→ Instructions to follow
Write out the full listing exactly as given, minus the images.

→ Dataset content
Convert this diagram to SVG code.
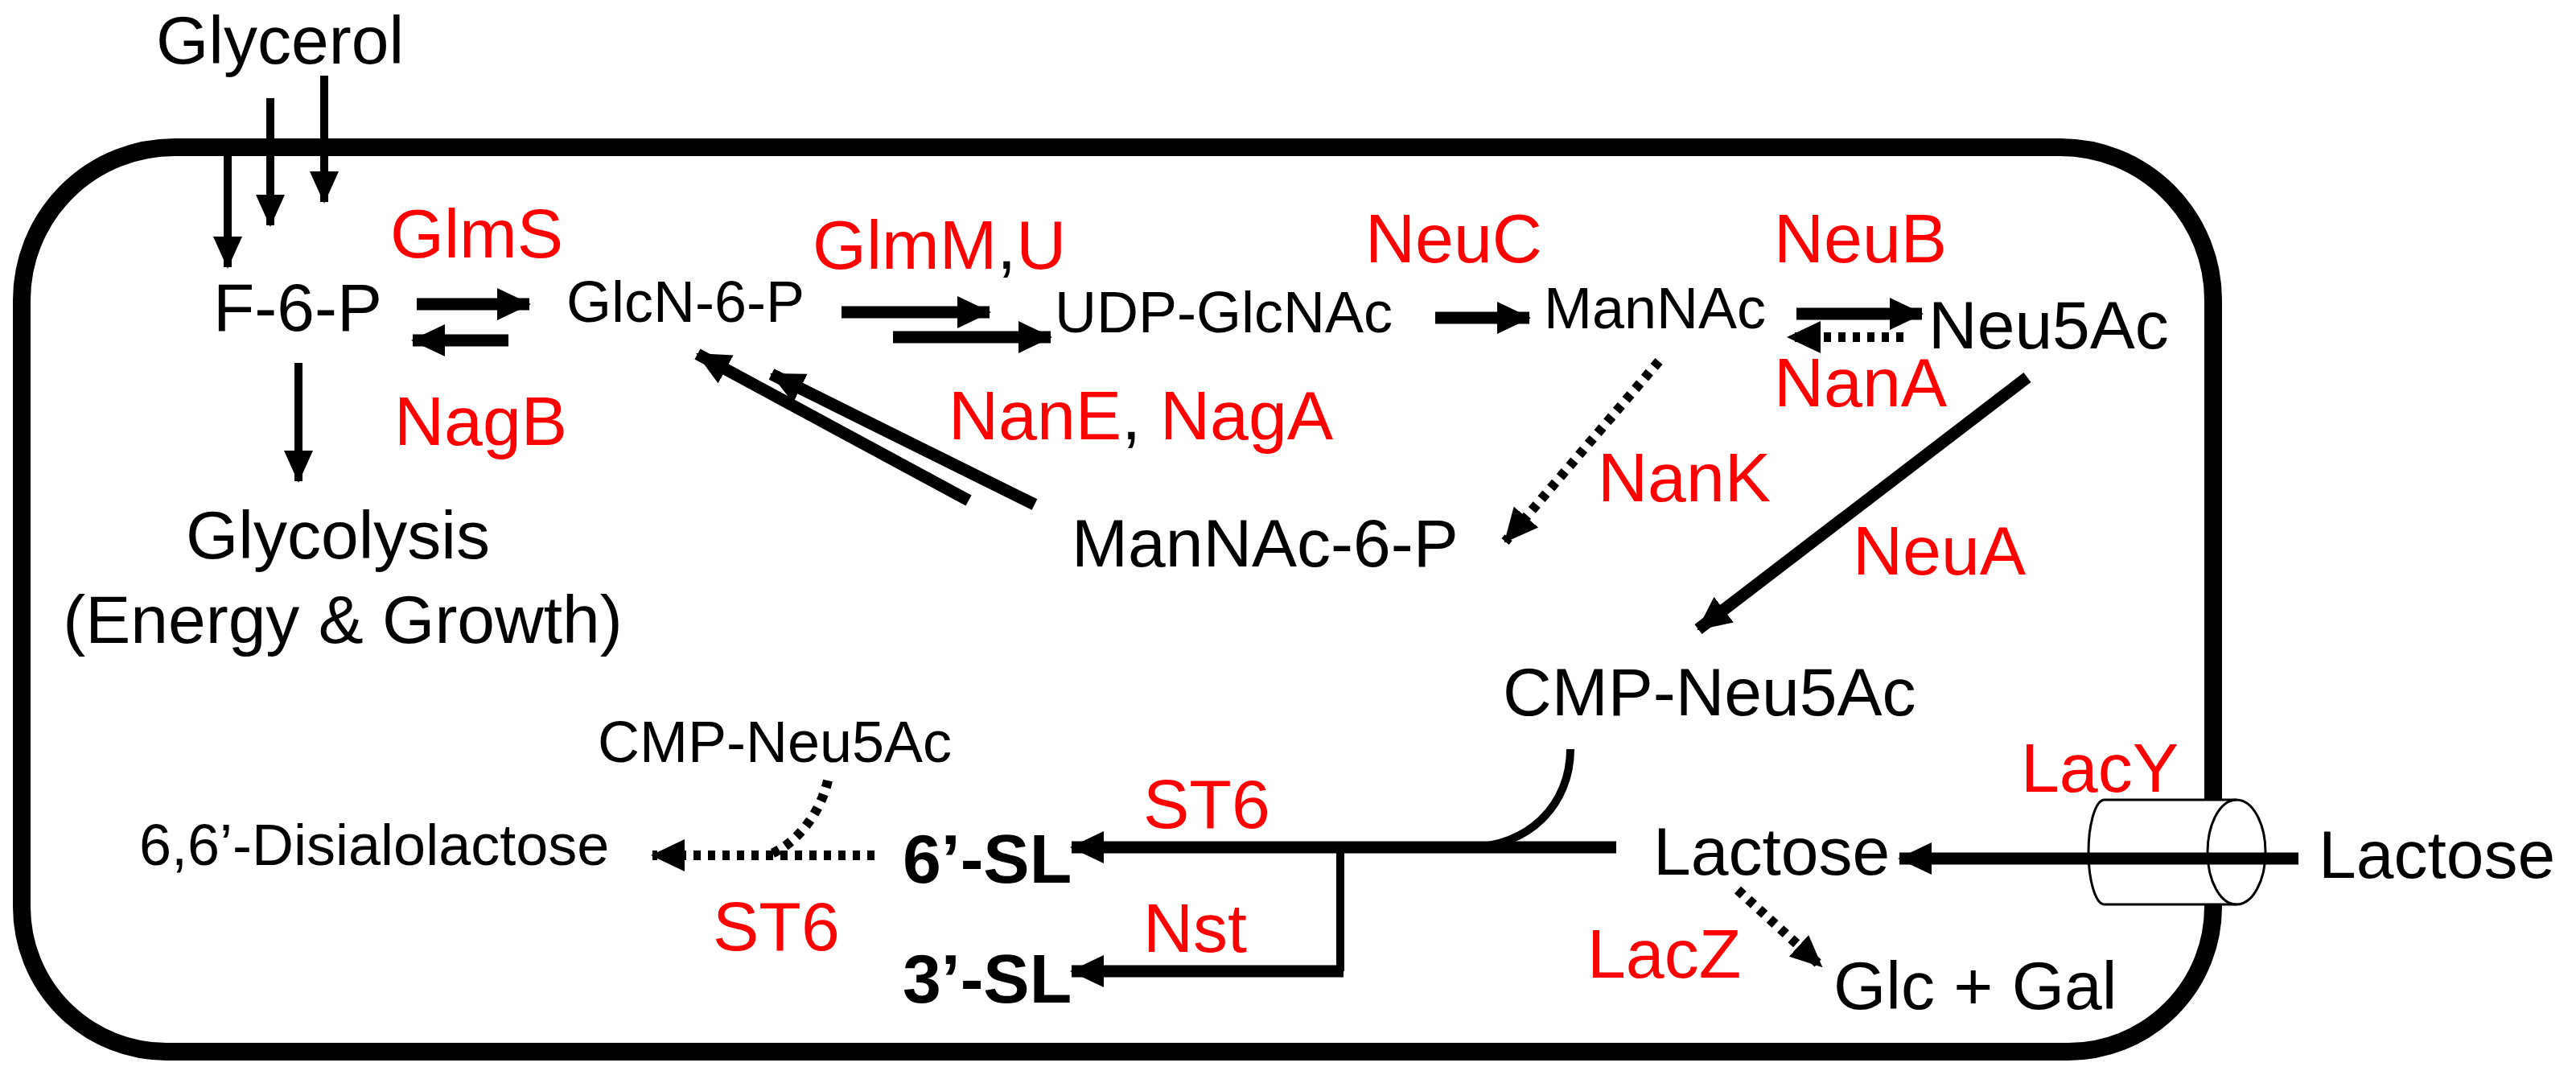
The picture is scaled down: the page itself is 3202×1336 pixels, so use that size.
<svg xmlns="http://www.w3.org/2000/svg" width="3202" height="1336" viewBox="0 0 3202 1336">
<defs>
<marker id="ah" markerUnits="userSpaceOnUse" markerWidth="44" markerHeight="44" viewBox="0 0 44 44" refX="40" refY="22" orient="auto"><path d="M0,2 L42,22 L0,42 Z" fill="#000"/></marker>
<marker id="ahs" markerUnits="userSpaceOnUse" markerWidth="40" markerHeight="40" viewBox="0 0 40 40" refX="38" refY="20" orient="auto"><path d="M0,2 L40,20 L0,38 Z" fill="#000"/></marker>
</defs>
<style>
text{font-family:"Liberation Sans",Arial,sans-serif;fill:#000}
.m{font-size:84px}
.s{font-size:72px}
.r{font-size:86px;fill:#ff0000}
.b{font-size:86px;font-weight:bold}
.ln{stroke:#000;stroke-width:15;fill:none}
.thin{stroke:#000;stroke-width:10;fill:none}
.dot{stroke:#000;stroke-width:12;fill:none;stroke-dasharray:9 9}
</style>
<g id="cell">
<path d="M2751,994 V373 A190,190 0 0 0 2561,183 H217 A190,190 0 0 0 27,373 V1127 A180,180 0 0 0 207,1307 H2571 A180,180 0 0 0 2751,1127 V1124" fill="none" stroke="#000" stroke-width="22"/>
<g id="lacy-channel">
<path d="M2780,994 H2616 A20,65 0 0 0 2616,1124 H2780" fill="#fff" stroke="#000" stroke-width="3"/>
<ellipse cx="2780" cy="1059" rx="36" ry="65" fill="none" stroke="#000" stroke-width="3"/>
</g>
</g>
<g id="connectors">
<line class="thin" x1="283" y1="178" x2="283" y2="332" marker-end="url(#ahs)"/>
<line class="thin" x1="336" y1="122" x2="336" y2="280" marker-end="url(#ahs)"/>
<line class="thin" x1="403" y1="94" x2="403" y2="251" marker-end="url(#ahs)"/>
<line class="ln" x1="518" y1="378" x2="658" y2="378" marker-end="url(#ah)"/>
<line class="ln" x1="632" y1="423" x2="513" y2="423" marker-end="url(#ah)"/>
<line class="thin" x1="371" y1="451" x2="371" y2="598" marker-end="url(#ahs)"/>
<line class="ln" x1="1046" y1="388" x2="1230" y2="388" marker-end="url(#ah)"/>
<line class="ln" x1="1110" y1="419" x2="1306" y2="419" marker-end="url(#ah)"/>
<line class="ln" x1="1784" y1="395" x2="1901" y2="395" marker-end="url(#ah)"/>
<line class="ln" x1="2233" y1="390" x2="2389" y2="390" marker-end="url(#ah)"/>
<line class="dot" x1="2366" y1="419" x2="2223" y2="419" marker-end="url(#ah)"/>
<line class="ln" x1="1204" y1="622" x2="867" y2="440" marker-end="url(#ah)"/>
<line class="ln" x1="1286" y1="627" x2="959" y2="465" marker-end="url(#ah)"/>
<line class="dot" x1="2062" y1="449" x2="1871" y2="673" marker-end="url(#ah)"/>
<line class="ln" x1="2520" y1="469" x2="2111" y2="782" marker-end="url(#ah)"/>
<path class="thin" d="M1952,931 C1952,1000 1900,1053 1825,1053"/>
<line class="ln" x1="2009" y1="1053" x2="1332" y2="1053" marker-end="url(#ah)"/>
<path class="thin" d="M1666,1053 V1207"/>
<line class="ln" x1="1670" y1="1207" x2="1332" y2="1207" marker-end="url(#ah)"/>
<line class="ln" x1="2857" y1="1067" x2="2361" y2="1067" marker-end="url(#ah)"/>
<line class="dot" x1="2160" y1="1106" x2="2264" y2="1201" marker-end="url(#ahs)"/>
<path class="dot" d="M1029,970 C1020,1010 990,1050 954,1063"/>
<line class="dot" x1="1087" y1="1063" x2="811" y2="1063" marker-end="url(#ah)"/>
</g>
<g id="n-glycerol"><text class="m" x="194" y="79" font-size="86">Glycerol</text></g>
<g id="n-f6p"><text class="m" x="265" y="411">F-6-P</text></g>
<g id="n-glcn6p"><text class="s" x="704" y="400">GlcN-6-P</text></g>
<g id="n-udp"><text class="s" x="1311" y="413">UDP-GlcNAc</text></g>
<g id="n-mannac"><text class="s" x="1919" y="408">ManNAc</text></g>
<g id="n-neu5ac"><text class="m" x="2397" y="433">Neu5Ac</text></g>
<g id="n-mannac6p"><text class="m" x="1332" y="704">ManNAc-6-P</text></g>
<g id="n-glycolysis"><text class="m" x="420" y="694" text-anchor="middle">Glycolysis</text><text class="m" x="426" y="799" text-anchor="middle">(Energy &amp; Growth)</text></g>
<g id="n-cmp1"><text class="m" x="1868" y="889">CMP-Neu5Ac</text></g>
<g id="n-cmp2"><text class="s" x="743" y="947" font-size="76">CMP-Neu5Ac</text></g>
<g id="n-disl"><text class="s" x="173" y="1075" font-size="68">6,6’-Disialolactose</text></g>
<g id="n-6sl"><text class="b" x="1122" y="1097">6’-SL</text></g>
<g id="n-3sl"><text class="b" x="1122" y="1246">3’-SL</text></g>
<g id="n-lactose-in"><text class="m" x="2055" y="1087">Lactose</text></g>
<g id="n-lactose-out"><text class="m" x="2882" y="1091">Lactose</text></g>
<g id="n-glcgal"><text class="m" x="2279" y="1254">Glc + Gal</text></g>
<g id="enzymes">
<text class="r" x="485" y="320">GlmS</text>
<text class="r" x="490" y="553">NagB</text>
<text class="r" x="1010" y="334">GlmM<tspan fill="#000">,</tspan>U</text>
<text class="r" x="1697" y="326">NeuC</text>
<text class="r" x="2205" y="326">NeuB</text>
<text class="r" x="2205" y="505">NanA</text>
<text class="r" x="1179" y="546">NanE<tspan fill="#000">,</tspan> NagA</text>
<text class="r" x="1986" y="623">NanK</text>
<text class="r" x="2303" y="714">NeuA</text>
<text class="r" x="2512" y="984">LacY</text>
<text class="r" x="1421" y="1029">ST6</text>
<text class="r" x="886" y="1181">ST6</text>
<text class="r" x="1421" y="1183">Nst</text>
<text class="r" x="1973" y="1215">LacZ</text>
</g>
</svg>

→ Result of this exercise
Convert this diagram to SVG code.
The picture is scaled down: the page itself is 3202×1336 pixels, so use that size.
<svg xmlns="http://www.w3.org/2000/svg" width="3202" height="1336" viewBox="0 0 3202 1336">
<defs>
<marker id="ah" markerUnits="userSpaceOnUse" markerWidth="44" markerHeight="44" viewBox="0 0 44 44" refX="40" refY="22" orient="auto"><path d="M0,2 L42,22 L0,42 Z" fill="#000"/></marker>
<marker id="ahs" markerUnits="userSpaceOnUse" markerWidth="40" markerHeight="40" viewBox="0 0 40 40" refX="38" refY="20" orient="auto"><path d="M0,2 L40,20 L0,38 Z" fill="#000"/></marker>
</defs>
<style>
text{font-family:"Liberation Sans",Arial,sans-serif;fill:#000}
.m{font-size:84px}
.s{font-size:72px}
.r{font-size:86px;fill:#ff0000}
.b{font-size:86px;font-weight:bold}
.ln{stroke:#000;stroke-width:15;fill:none}
.thin{stroke:#000;stroke-width:10;fill:none}
.dot{stroke:#000;stroke-width:12;fill:none;stroke-dasharray:9 9}
</style>
<g id="cell">
<path d="M2751,994 V373 A190,190 0 0 0 2561,183 H217 A190,190 0 0 0 27,373 V1127 A180,180 0 0 0 207,1307 H2571 A180,180 0 0 0 2751,1127 V1124" fill="none" stroke="#000" stroke-width="22"/>
<g id="lacy-channel">
<path d="M2780,994 H2616 A20,65 0 0 0 2616,1124 H2780" fill="#fff" stroke="#000" stroke-width="3"/>
<ellipse cx="2780" cy="1059" rx="36" ry="65" fill="none" stroke="#000" stroke-width="3"/>
</g>
</g>
<g id="connectors">
<line class="thin" x1="283" y1="178" x2="283" y2="332" marker-end="url(#ahs)"/>
<line class="thin" x1="336" y1="122" x2="336" y2="280" marker-end="url(#ahs)"/>
<line class="thin" x1="403" y1="94" x2="403" y2="251" marker-end="url(#ahs)"/>
<line class="ln" x1="518" y1="378" x2="658" y2="378" marker-end="url(#ah)"/>
<line class="ln" x1="632" y1="423" x2="513" y2="423" marker-end="url(#ah)"/>
<line class="thin" x1="371" y1="451" x2="371" y2="598" marker-end="url(#ahs)"/>
<line class="ln" x1="1046" y1="388" x2="1230" y2="388" marker-end="url(#ah)"/>
<line class="ln" x1="1110" y1="419" x2="1306" y2="419" marker-end="url(#ah)"/>
<line class="ln" x1="1784" y1="395" x2="1901" y2="395" marker-end="url(#ah)"/>
<line class="ln" x1="2233" y1="390" x2="2389" y2="390" marker-end="url(#ah)"/>
<line class="dot" x1="2366" y1="419" x2="2223" y2="419" marker-end="url(#ah)"/>
<line class="ln" x1="1204" y1="622" x2="867" y2="440" marker-end="url(#ah)"/>
<line class="ln" x1="1286" y1="627" x2="959" y2="465" marker-end="url(#ah)"/>
<line class="dot" x1="2062" y1="449" x2="1871" y2="673" marker-end="url(#ah)"/>
<line class="ln" x1="2520" y1="469" x2="2111" y2="782" marker-end="url(#ah)"/>
<path class="thin" d="M1952,931 C1952,1000 1900,1053 1825,1053"/>
<line class="ln" x1="2009" y1="1053" x2="1332" y2="1053" marker-end="url(#ah)"/>
<path class="thin" d="M1666,1053 V1207"/>
<line class="ln" x1="1670" y1="1207" x2="1332" y2="1207" marker-end="url(#ah)"/>
<line class="ln" x1="2857" y1="1067" x2="2361" y2="1067" marker-end="url(#ah)"/>
<line class="dot" x1="2160" y1="1106" x2="2264" y2="1201" marker-end="url(#ahs)"/>
<path class="dot" d="M1029,970 C1020,1010 990,1050 954,1063"/>
<line class="dot" x1="1087" y1="1063" x2="811" y2="1063" marker-end="url(#ah)"/>
</g>
<g id="n-glycerol"><text class="m" x="194" y="79" font-size="86">Glycerol</text></g>
<g id="n-f6p"><text class="m" x="265" y="411">F-6-P</text></g>
<g id="n-glcn6p"><text class="s" x="704" y="400">GlcN-6-P</text></g>
<g id="n-udp"><text class="s" x="1311" y="413">UDP-GlcNAc</text></g>
<g id="n-mannac"><text class="s" x="1919" y="408">ManNAc</text></g>
<g id="n-neu5ac"><text class="m" x="2397" y="433">Neu5Ac</text></g>
<g id="n-mannac6p"><text class="m" x="1332" y="704">ManNAc-6-P</text></g>
<g id="n-glycolysis"><text class="m" x="420" y="694" text-anchor="middle">Glycolysis</text><text class="m" x="426" y="799" text-anchor="middle">(Energy &amp; Growth)</text></g>
<g id="n-cmp1"><text class="m" x="1868" y="889">CMP-Neu5Ac</text></g>
<g id="n-cmp2"><text class="s" x="743" y="947" font-size="76">CMP-Neu5Ac</text></g>
<g id="n-disl"><text class="s" x="173" y="1075" font-size="68">6,6’-Disialolactose</text></g>
<g id="n-6sl"><text class="b" x="1122" y="1097">6’-SL</text></g>
<g id="n-3sl"><text class="b" x="1122" y="1246">3’-SL</text></g>
<g id="n-lactose-in"><text class="m" x="2055" y="1087">Lactose</text></g>
<g id="n-lactose-out"><text class="m" x="2882" y="1091">Lactose</text></g>
<g id="n-glcgal"><text class="m" x="2279" y="1254">Glc + Gal</text></g>
<g id="enzymes">
<text class="r" x="485" y="320">GlmS</text>
<text class="r" x="490" y="553">NagB</text>
<text class="r" x="1010" y="334">GlmM<tspan fill="#000">,</tspan>U</text>
<text class="r" x="1697" y="326">NeuC</text>
<text class="r" x="2205" y="326">NeuB</text>
<text class="r" x="2205" y="505">NanA</text>
<text class="r" x="1179" y="546">NanE<tspan fill="#000">,</tspan> NagA</text>
<text class="r" x="1986" y="623">NanK</text>
<text class="r" x="2303" y="714">NeuA</text>
<text class="r" x="2512" y="984">LacY</text>
<text class="r" x="1421" y="1029">ST6</text>
<text class="r" x="886" y="1181">ST6</text>
<text class="r" x="1421" y="1183">Nst</text>
<text class="r" x="1973" y="1215">LacZ</text>
</g>
</svg>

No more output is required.